Incorrect, or else, overlooked the comment on this.

See original suggestion: "It would be trivial to ensure that a filter function that used the 'user_ip' variable could not be created, nor its logs/history read, by any except checkusers."

(In reply to comment #6)

See original suggestion: "It would be trivial to ensure that a filter function
that used the 'user_ip' variable could not be created, nor its logs/history
read, by any except checkusers."

I strongly object to that suggestion. It's okay for only checkusers to be able to create filters which act on private data, but the hit logs MUST be kept public. See my previous comment for further details of my position on this.

matthew.britton wrote:

(In reply to comment #6)

Incorrect, or else, overlooked the comment on this.

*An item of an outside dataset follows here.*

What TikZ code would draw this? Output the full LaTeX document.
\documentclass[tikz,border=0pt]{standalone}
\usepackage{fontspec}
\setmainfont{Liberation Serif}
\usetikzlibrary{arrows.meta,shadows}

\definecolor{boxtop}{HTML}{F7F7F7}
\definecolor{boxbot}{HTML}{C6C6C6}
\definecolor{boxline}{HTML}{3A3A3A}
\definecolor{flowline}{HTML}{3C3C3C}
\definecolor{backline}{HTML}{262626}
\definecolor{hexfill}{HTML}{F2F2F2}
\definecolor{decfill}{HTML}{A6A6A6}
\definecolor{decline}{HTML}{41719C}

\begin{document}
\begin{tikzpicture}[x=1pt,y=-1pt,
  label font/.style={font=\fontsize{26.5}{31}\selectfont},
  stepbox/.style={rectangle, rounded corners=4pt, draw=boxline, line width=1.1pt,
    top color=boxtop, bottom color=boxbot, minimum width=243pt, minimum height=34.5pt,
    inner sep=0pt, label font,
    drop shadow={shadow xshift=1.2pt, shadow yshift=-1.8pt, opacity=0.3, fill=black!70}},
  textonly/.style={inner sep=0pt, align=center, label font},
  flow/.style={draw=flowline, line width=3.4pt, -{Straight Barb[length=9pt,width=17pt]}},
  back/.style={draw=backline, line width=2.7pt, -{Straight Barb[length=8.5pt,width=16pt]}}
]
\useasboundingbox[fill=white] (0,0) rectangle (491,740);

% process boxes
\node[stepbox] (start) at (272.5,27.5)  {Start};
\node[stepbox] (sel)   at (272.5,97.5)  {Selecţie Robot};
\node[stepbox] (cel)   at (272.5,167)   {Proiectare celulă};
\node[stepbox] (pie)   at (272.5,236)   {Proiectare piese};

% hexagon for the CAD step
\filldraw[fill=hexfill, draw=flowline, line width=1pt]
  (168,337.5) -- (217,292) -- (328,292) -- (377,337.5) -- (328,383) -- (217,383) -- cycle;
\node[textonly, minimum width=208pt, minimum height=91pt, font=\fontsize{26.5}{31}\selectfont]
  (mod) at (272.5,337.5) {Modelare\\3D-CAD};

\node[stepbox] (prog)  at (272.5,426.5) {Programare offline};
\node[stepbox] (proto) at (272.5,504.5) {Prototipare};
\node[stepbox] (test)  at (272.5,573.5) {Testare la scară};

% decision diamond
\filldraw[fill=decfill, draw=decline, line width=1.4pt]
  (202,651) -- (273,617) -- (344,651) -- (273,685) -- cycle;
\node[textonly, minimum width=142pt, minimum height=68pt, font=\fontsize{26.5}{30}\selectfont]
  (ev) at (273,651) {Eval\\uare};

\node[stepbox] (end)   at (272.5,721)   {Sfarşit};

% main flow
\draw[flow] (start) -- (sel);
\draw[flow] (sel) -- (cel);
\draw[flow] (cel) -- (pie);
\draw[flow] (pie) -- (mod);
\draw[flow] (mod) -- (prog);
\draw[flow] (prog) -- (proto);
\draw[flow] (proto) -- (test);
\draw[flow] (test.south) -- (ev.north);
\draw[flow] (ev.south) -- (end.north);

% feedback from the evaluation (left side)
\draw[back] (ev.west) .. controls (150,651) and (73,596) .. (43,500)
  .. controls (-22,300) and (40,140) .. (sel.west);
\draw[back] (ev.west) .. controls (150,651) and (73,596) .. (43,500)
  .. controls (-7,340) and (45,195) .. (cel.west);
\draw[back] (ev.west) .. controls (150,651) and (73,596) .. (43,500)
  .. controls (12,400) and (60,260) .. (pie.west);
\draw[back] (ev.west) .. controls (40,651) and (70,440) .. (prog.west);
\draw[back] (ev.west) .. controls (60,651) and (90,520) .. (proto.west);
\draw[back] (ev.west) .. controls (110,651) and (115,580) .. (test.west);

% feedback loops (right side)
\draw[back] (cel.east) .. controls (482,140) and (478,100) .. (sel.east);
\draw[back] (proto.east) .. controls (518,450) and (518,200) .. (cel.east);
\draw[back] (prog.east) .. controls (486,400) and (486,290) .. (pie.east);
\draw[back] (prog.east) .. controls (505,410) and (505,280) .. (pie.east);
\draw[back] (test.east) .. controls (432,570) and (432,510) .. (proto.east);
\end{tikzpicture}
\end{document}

Yeah, my comment was in reply to Andrew mostly. You say these filters should exist but be completely private, Andrew says if they do exist at all they have to be publicly logged in some way (unlike Checkuser), I say they shouldn't exist at all. Other than that, we're in perfect agreement. :)

happy.melon.wiki wrote:

I don't think those positions are necessarily mutually exclusive, although they are somewhat juxtaposed. We current have "private" filters: the hit log is publically-viewable with abusefilter-view, this just says "User X tripped filter Y (ShortDescriptionOfFilterSetByFilterEditors), doing something somewhere". Users with abusefilter-view-details can then see the exact parameters of the edit, *unless* the filter has been set to "private", in which case they need an additional permission (abusefilter-modify?). It would be possible to create another class of filters, either implicitly or explicitly, for which you need the abusefilter-private permission to see anything more than the basic "X tripped Y" log.

Can we form an on-wiki consensus one way or the other for this, please?

Resolving as LATER in the absence of any community consultation.